L’architecture de terre serait-elle en train de retrouver un nouveau dynamisme ? C’est ce que l’on peut espérer avec l’organisation du congrès international sur l’architecture de terre en Afrique du Nord qui a eu lieu à Marrakech du 6 au 9 octobre 2015, sous le thème « Tradition et nouvelles perspectives d’habiter » et organisé par la faculté des sciences Semlalia au sein de l’université Cadi Ayyad.

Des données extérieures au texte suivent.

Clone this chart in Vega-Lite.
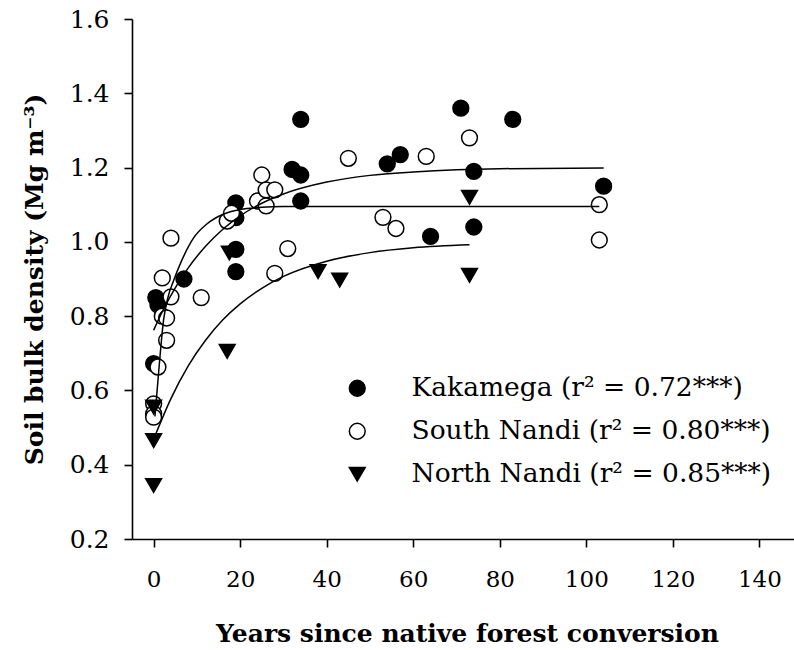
{
  "$schema": "https://vega.github.io/schema/vega-lite/v6.json",
  "width": 662,
  "height": 520,
  "autosize": {"type": "none"},
  "padding": {"left": 132, "top": 19, "right": 0, "bottom": 111},
  "background": "white",
  "config": {
    "view": {"stroke": null},
    "font": "DejaVu Serif",
    "axis": {
      "domainColor": "black",
      "domainWidth": 1.6,
      "tickColor": "black",
      "tickWidth": 1.6,
      "tickSize": 8,
      "grid": false,
      "labelColor": "black",
      "labelFont": "DejaVu Serif",
      "labelFontSize": 25,
      "titleColor": "black",
      "titleFont": "DejaVu Serif",
      "titleFontWeight": "bold",
      "titleFontSize": 25
    },
    "legend": {
      "orient": "none",
      "legendX": 212,
      "legendY": 356,
      "padding": 0,
      "labelFont": "DejaVu Serif",
      "labelFontSize": 26.5,
      "labelColor": "black",
      "labelLimit": 0,
      "symbolSize": 250,
      "symbolStrokeWidth": 1.5,
      "labelOffset": 41,
      "rowPadding": 16
    }
  },
  "datasets": {
    "sites": [
      {"site": "Kakamega", "years": 0, "bd": 0.672},
      {"site": "Kakamega", "years": 0.5, "bd": 0.85},
      {"site": "Kakamega", "years": 1, "bd": 0.83},
      {"site": "Kakamega", "years": 7, "bd": 0.9},
      {"site": "Kakamega", "years": 19, "bd": 1.105},
      {"site": "Kakamega", "years": 19, "bd": 1.065},
      {"site": "Kakamega", "years": 19, "bd": 0.98},
      {"site": "Kakamega", "years": 19, "bd": 0.92},
      {"site": "Kakamega", "years": 32, "bd": 1.195},
      {"site": "Kakamega", "years": 34, "bd": 1.33},
      {"site": "Kakamega", "years": 34, "bd": 1.18},
      {"site": "Kakamega", "years": 34, "bd": 1.11},
      {"site": "Kakamega", "years": 54, "bd": 1.21},
      {"site": "Kakamega", "years": 57, "bd": 1.235},
      {"site": "Kakamega", "years": 64, "bd": 1.015},
      {"site": "Kakamega", "years": 71, "bd": 1.36},
      {"site": "Kakamega", "years": 74, "bd": 1.19},
      {"site": "Kakamega", "years": 74, "bd": 1.04},
      {"site": "Kakamega", "years": 83, "bd": 1.33},
      {"site": "Kakamega", "years": 104, "bd": 1.15},
      {"site": "South Nandi", "years": 0, "bd": 0.564},
      {"site": "South Nandi", "years": 0, "bd": 0.537},
      {"site": "South Nandi", "years": 0, "bd": 0.528},
      {"site": "South Nandi", "years": 1, "bd": 0.663},
      {"site": "South Nandi", "years": 2, "bd": 0.8},
      {"site": "South Nandi", "years": 3, "bd": 0.795},
      {"site": "South Nandi", "years": 3, "bd": 0.735},
      {"site": "South Nandi", "years": 2, "bd": 0.903},
      {"site": "South Nandi", "years": 4, "bd": 0.852},
      {"site": "South Nandi", "years": 4, "bd": 1.01},
      {"site": "South Nandi", "years": 11, "bd": 0.85},
      {"site": "South Nandi", "years": 17, "bd": 1.056},
      {"site": "South Nandi", "years": 18, "bd": 1.077},
      {"site": "South Nandi", "years": 24, "bd": 1.11},
      {"site": "South Nandi", "years": 25, "bd": 1.18},
      {"site": "South Nandi", "years": 26, "bd": 1.14},
      {"site": "South Nandi", "years": 26, "bd": 1.097},
      {"site": "South Nandi", "years": 28, "bd": 1.14},
      {"site": "South Nandi", "years": 28, "bd": 0.915},
      {"site": "South Nandi", "years": 31, "bd": 0.982},
      {"site": "South Nandi", "years": 45, "bd": 1.225},
      {"site": "South Nandi", "years": 53, "bd": 1.066},
      {"site": "South Nandi", "years": 56, "bd": 1.036},
      {"site": "South Nandi", "years": 63, "bd": 1.23},
      {"site": "South Nandi", "years": 73, "bd": 1.28},
      {"site": "South Nandi", "years": 103, "bd": 1.1},
      {"site": "South Nandi", "years": 103, "bd": 1.005},
      {"site": "North Nandi", "years": 0, "bd": 0.555},
      {"site": "North Nandi", "years": 0, "bd": 0.465},
      {"site": "North Nandi", "years": 0, "bd": 0.344},
      {"site": "North Nandi", "years": 17, "bd": 0.705},
      {"site": "North Nandi", "years": 17.5, "bd": 0.97},
      {"site": "North Nandi", "years": 38, "bd": 0.92},
      {"site": "North Nandi", "years": 43, "bd": 0.897},
      {"site": "North Nandi", "years": 73, "bd": 1.12},
      {"site": "North Nandi", "years": 73, "bd": 0.91}
    ],
    "fits": [
      {"site": "Kakamega", "years": 0, "bd": 0.762},
      {"site": "Kakamega", "years": 2, "bd": 0.812},
      {"site": "Kakamega", "years": 5, "bd": 0.876},
      {"site": "Kakamega", "years": 8, "bd": 0.93},
      {"site": "Kakamega", "years": 12, "bd": 0.988},
      {"site": "Kakamega", "years": 16, "bd": 1.034},
      {"site": "Kakamega", "years": 20, "bd": 1.07},
      {"site": "Kakamega", "years": 25, "bd": 1.104},
      {"site": "Kakamega", "years": 30, "bd": 1.129},
      {"site": "Kakamega", "years": 40, "bd": 1.161},
      {"site": "Kakamega", "years": 50, "bd": 1.179},
      {"site": "Kakamega", "years": 60, "bd": 1.188},
      {"site": "Kakamega", "years": 70, "bd": 1.194},
      {"site": "Kakamega", "years": 80, "bd": 1.197},
      {"site": "Kakamega", "years": 104, "bd": 1.199},
      {"site": "South Nandi", "years": 0.3, "bd": 0.53},
      {"site": "South Nandi", "years": 1.2, "bd": 0.655},
      {"site": "South Nandi", "years": 2.3, "bd": 0.79},
      {"site": "South Nandi", "years": 3.3, "bd": 0.85},
      {"site": "South Nandi", "years": 4.6, "bd": 0.895},
      {"site": "South Nandi", "years": 6.5, "bd": 0.95},
      {"site": "South Nandi", "years": 9.2, "bd": 1.01},
      {"site": "South Nandi", "years": 12.3, "bd": 1.048},
      {"site": "South Nandi", "years": 16.2, "bd": 1.075},
      {"site": "South Nandi", "years": 20, "bd": 1.087},
      {"site": "South Nandi", "years": 25, "bd": 1.093},
      {"site": "South Nandi", "years": 30, "bd": 1.095},
      {"site": "South Nandi", "years": 103, "bd": 1.095},
      {"site": "North Nandi", "years": 0.4, "bd": 0.48},
      {"site": "North Nandi", "years": 4, "bd": 0.578},
      {"site": "North Nandi", "years": 8, "bd": 0.666},
      {"site": "North Nandi", "years": 12, "bd": 0.735},
      {"site": "North Nandi", "years": 16, "bd": 0.79},
      {"site": "North Nandi", "years": 20, "bd": 0.833},
      {"site": "North Nandi", "years": 25, "bd": 0.875},
      {"site": "North Nandi", "years": 30, "bd": 0.907},
      {"site": "North Nandi", "years": 40, "bd": 0.948},
      {"site": "North Nandi", "years": 50, "bd": 0.971},
      {"site": "North Nandi", "years": 60, "bd": 0.984},
      {"site": "North Nandi", "years": 73, "bd": 0.992}
    ]
  },
  "layer": [
    {
      "mark": {"type": "rule", "color": "black", "strokeWidth": 1.6},
      "encoding": {
        "y": {"datum": 1.6, "type": "quantitative", "scale": {"domain": [0.2, 1.6]}}
      }
    },
    {
      "data": {"name": "sites"},
      "mark": {"type": "point", "filled": false, "color": "black", "size": 250, "strokeWidth": 1.5, "opacity": 1},
      "encoding": {
        "x": {
          "field": "years",
          "type": "quantitative",
          "scale": {"domain": [-5, 148], "nice": false, "zero": false},
          "axis": {
            "values": [0, 20, 40, 60, 80, 100, 120, 140],
            "labelPadding": 21,
            "labelFontSize": 23,
            "title": "Years since native forest conversion",
            "titleX": 335,
            "titleY": 102,
            "titleBaseline": "alphabetic",
            "titleAlign": "center"
          }
        },
        "y": {
          "field": "bd",
          "type": "quantitative",
          "scale": {"domain": [0.2, 1.6], "nice": false, "zero": false},
          "axis": {
            "values": [0.2, 0.4, 0.6, 0.8, 1.0, 1.2, 1.4, 1.6],
            "format": ".1f",
            "labelPadding": 15,
            "title": "Soil bulk density (Mg m⁻³)",
            "titleAngle": 270,
            "titleX": -90,
            "titleY": 260,
            "titleBaseline": "alphabetic",
            "titleAlign": "center"
          }
        },
        "shape": {
          "field": "site",
          "type": "nominal",
          "scale": {"domain": ["Kakamega", "South Nandi", "North Nandi"], "range": ["circle", "circle", "triangle-down"]},
          "legend": {
            "title": null,
            "labelLimit": 0,
            "labelExpr": "datum.label == 'Kakamega' ? 'Kakamega (r² = 0.72***)' : datum.label == 'South Nandi' ? 'South Nandi (r² = 0.80***)' : 'North Nandi (r² = 0.85***)'"
          }
        },
        "fill": {
          "field": "site",
          "type": "nominal",
          "scale": {"domain": ["Kakamega", "South Nandi", "North Nandi"], "range": ["black", "white", "black"]},
          "legend": {
            "title": null,
            "labelLimit": 0,
            "labelExpr": "datum.label == 'Kakamega' ? 'Kakamega (r² = 0.72***)' : datum.label == 'South Nandi' ? 'South Nandi (r² = 0.80***)' : 'North Nandi (r² = 0.85***)'"
          }
        }
      }
    },
    {
      "data": {"name": "fits"},
      "mark": {"type": "line", "color": "black", "strokeWidth": 1.5, "interpolate": "monotone"},
      "encoding": {
        "x": {"field": "years", "type": "quantitative", "scale": {"domain": [-5, 148]}},
        "y": {"field": "bd", "type": "quantitative", "scale": {"domain": [0.2, 1.6]}},
        "detail": {"field": "site", "type": "nominal"}
      }
    }
  ]
}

Depuis près de dix mille ans, l’être humain fait usage des matériaux disponibles pour construire des abris protecteurs. Ces matériaux naturels ont été utilisés avec une constante amélioration des techniques et, par conséquent, des architectures. Suite à la rupture de cette longue évolution causée par la systématisation de l’usage des matériaux industrialisés, les systèmes constructifs vernaculaires ont subi le désintéressement des acteurs de la construction. C’est seulement grâce à l’existence de ces patrimoines qu’un regain d’intérêt est constaté depuis quelques années pour ces techniques et matériaux dits «anciens». En effet, vu leurs qualités écologiques, socio-économiques, sanitaires, culturelles, ainsi que les aspects de confort qui leurs sont propres, ils sont redevenus un choix rationnel dans l’acte de bâtir.
Parmi ces matériaux et techniques, la construction en terre est emblématique par sa richesse, notamment de par sa technique phare en Afrique du Nord, le pisé (tabout, louh, tabia, etc), reconnu comme l’un des systèmes constructifs les plus anciens et les plus répandus au monde. A cette technique traditionnelle s’ajoute l’adobe et plus récemment la brique de terre comprimée. Aujourd’hui, 30 % de la population mondiale vit dans un habitat en terre. Cet héritage à forte valeur symbolique est porteur de solutions écologiques et durables à la crise du logement. Cette rencontre a pour objectif de créer une dynamique entre les différents intervenants, afin d’étudier le matériau terre avec l’objectivité des moyens scientifiques disponibles et avec une solide évaluation de ses potentialités dans l’avenir.
Cette manifestation multidisciplinaire, qui réunit des experts et des chercheurs de différentes spécialités, des professionnels, des artisans, des architectes, des maîtres d’ouvrages, a exposé et débattu divers problèmes, aussi bien fondamentaux que techniques. Elle a été l’occasion d’assister à des ateliers pratiques mettant en évidence différentes thématiques de la construction en pisé. Les professionnels participants à ce congrès ont discuté des différentes thématiques concernant la conservation du patrimoine en terre crue et son utilisation soutenable dans l’architecture contemporaine. Sept axes de recherche ont ainsi, été débattus :
1. Caractérisation des matériaux et de leurs formes de détérioration pour la conservation des bâtiments en terre,
2. Restauration et conservation des architectures en terre,
3. La terre dans l’architecture contemporaine,
4. Problématiques techniques de la construction en terre,
5. Nouvelles réglementations de la construction en terre,
6. Nouvelles architectures en terre,
7. Terre et développement soutenable.
Il est ressorti de ce congrès qu’il existe un foisonnement d’idées et de pratiques, aussi bien dans les lieux académiques de recherche que dans les agences privées d’architecture ou encore chez les entrepreneurs qui ont fait de l’architecture de terre leur combat quotidien.
Mais malheureusement, au Maroc, ces expériences multiples et diverses ne se croisent que très rarement.
Après les euphoriques années 60 et 70, le Maroc, autrefois pionnier dans l’architecture de terre, se retrouve aujourd’hui dépassé par des pays où la recherche et l’expérimentation ont su tirer profit de leurs synergies communes. Aussi, espérons-nous que les formidables et riches rencontres qui ont été générées par le CIAT soient les prémices d’un réel partage des savoirs et des pratiques de l’architecture de terre.